Making moves on supply chain security
Feross has been working on something big. He joins Chris and Nick, along with guests Bret Comnes and Mik Lysenko to discuss Socket, what it is, and its focus on the security of the JavaScript supply chain.
Matched from the episode's transcript 👇
Feross Aboukhadijeh: Yeah, especially in a CLI, especially in dev tools. So that’s why vulnerabilities are good to get rid of, but it’s not the end of the world. In fact, you probably have multiple known vulnerabilities that you’re ignoring right now in your project, and just hoping to get to later, right? Whereas if you have even a single supply chain attack in your Node Modules folder, you’re gonna have a very bad day if that happens. You’re gonna have cryptocurrency miners running on your computer, you’re gonna have your environment variables being sent off to some random server to an attacker, you’re gonna have passwords being harvested from different apps on your computer, you’re gonna have your files being deleted… These are all attacks we’ve seen in the last few months, that are real supply chain attacks that have happened.

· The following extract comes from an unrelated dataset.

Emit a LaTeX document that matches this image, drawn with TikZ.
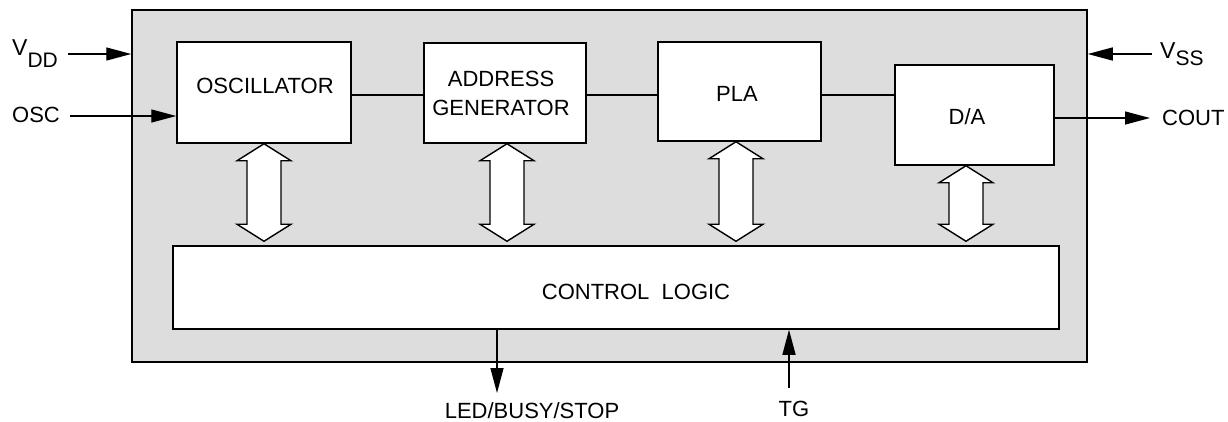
\documentclass[tikz,border=0pt]{standalone}
\usepackage{fontspec}
\setmainfont{Liberation Sans}
\usetikzlibrary{arrows.meta,calc}
\definecolor{panel}{HTML}{DDDDDD}
\newcommand\DArr[2]{\draw[dblar] let \p1=(#1), \p2=(#2) in
  (\x1,\y1) -- ++(27pt,-17pt) -- ++(-10pt,0pt) -- (\x1+17pt,\y2+17pt) -- ++(10pt,0pt)
  -- (\x1,\y2) -- ++(-27pt,17pt) -- ++(10pt,0pt) -- (\x1-17pt,\y1-17pt) -- ++(-10pt,0pt) -- cycle;}
\begin{document}
\begin{tikzpicture}[x=1pt,y=-1pt,
  every node/.style={font=\fontsize{22}{29}\selectfont},
  blk/.style={draw,line width=1.5pt,fill=white,inner sep=0pt},
  txt/.style={inner sep=0pt,align=center},
  sig/.style={line width=1.4pt,-{Triangle[length=25pt,width=13pt]}},
  wire/.style={line width=1.4pt},
  dblar/.style={draw,line width=1.4pt,fill=white,line join=miter}]
\useasboundingbox (0,0) rectangle (1228,421);
% outer panel
\node[draw,line width=1.5pt,fill=panel,minimum width=955pt,minimum height=352pt,inner sep=0pt] (outer) at (609.5,186) {};
% blocks
\node[blk,minimum width=174pt,minimum height=101pt] (osc) at (264,92.5) {};
\node[blk,minimum width=162pt,minimum height=100pt] (addr) at (505,93) {};
\node[blk,minimum width=163pt,minimum height=99pt] (pla) at (739.5,91.5) {};
\node[blk,minimum width=159pt,minimum height=100pt] (da) at (974.5,115) {};
\node[blk,minimum width=886pt,minimum height=83pt] (ctl) at (616,287.5) {};
% block texts
\node[txt] (oscT) at (265,86) {OSCILLATOR};
\node[txt] (addrT) at (501,93.5) {ADDRESS\\GENERATOR};
\node[txt] (plaT) at (737,94) {PLA};
\node[txt] (daT) at (967,117) {D/A};
\node[txt] (ctlT) at (636,292) {CONTROL\ \ LOGIC};
% links between blocks
\coordinate (lk) at (0,95);
\draw[wire] (osc.east |- lk) -- (addr.west |- lk);
\draw[wire] (addr.east |- lk) -- (pla.west |- lk);
\draw[wire] (pla.east |- lk) -- (da.west |- lk);
% double arrows
\DArr{osc.south}{$(ctl.north)+(0,-4)$}
\DArr{$(addr.south)+(2,0)$}{$(ctl.north)+(0,-4)$}
\DArr{$(pla.south)+(-3.5,0)$}{$(ctl.north)+(0,-4)$}
\DArr{$(da.south)+(-8.5,0)$}{$(ctl.north)+(0,-4)$}
% external labels
\node[inner sep=0pt,anchor=base west] (vddL) at (12,55) {\fontsize{23}{29}\selectfont V\fontsize{21}{24}\selectfont\raisebox{-12pt}{DD}};
\node[txt,anchor=west] (oscL) at (12,115) {OSC};
\node[inner sep=0pt,anchor=base west] (vssL) at (1160,58) {\fontsize{23}{29}\selectfont V\fontsize{21}{24}\selectfont\raisebox{-7pt}{SS}};
\node[txt,anchor=west] (coutL) at (1162,118) {COUT};
\node[txt] (ledL) at (532,410.5) {LED/BUSY/STOP};
\node[txt] (tgL) at (794,408.5) {TG};
% external signals
\coordinate (vddS) at (68,54);
\draw[sig] (vddS) -- (vddS -| outer.west);
\coordinate (oscS) at (70,116);
\draw[sig] (oscS) -- (oscS -| osc.west);
\coordinate (vssS) at (1152,54);
\draw[sig] (vssS) -- (vssS -| outer.east);
\coordinate (coutE) at (1150,118);
\draw[sig] (coutE -| da.east) -- (coutE);
\coordinate (ledE) at (497,393);
\draw[sig] (ledE |- ctl.south) -- (ledE);
\coordinate (tgS) at (789,388);
\draw[sig] (tgS) -- (tgS |- ctl.south);
\end{tikzpicture}
\end{document}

So this is kind of a different threat, because it’s so much more drastic; what happens is so much worse. And it’s also a thing where you don’t really have much time to react to it. So when a package is compromised, if you install it at any point after it’s been compromised, and before it’s been caught and removed from the npm registry, then you’re owned. It’s bad; you have to clean up your servers, you have to probably redo your whole computer and assume everything on it has been tainted… It’s not a good place to be.
So you don’t wanna have a very reactive approach, where you’re kind of like waiting for these reports to be written and get added to some database, and then check that database. That’s just too slow of a process. You’ll need something that actually can look at the code and figure out “What is this code doing? What is its behavior gonna actually be?” and to warn you if that behavior has changed in some way that’s really suspicious or indicates that it might be a compromise in some way, and then warn you before you run it; before you install it and before you run it on your laptop or on your production servers.
So that’s the difference. Socket looks for that, and it needs to therefore have a proactive approach. That’s very different from existing tools.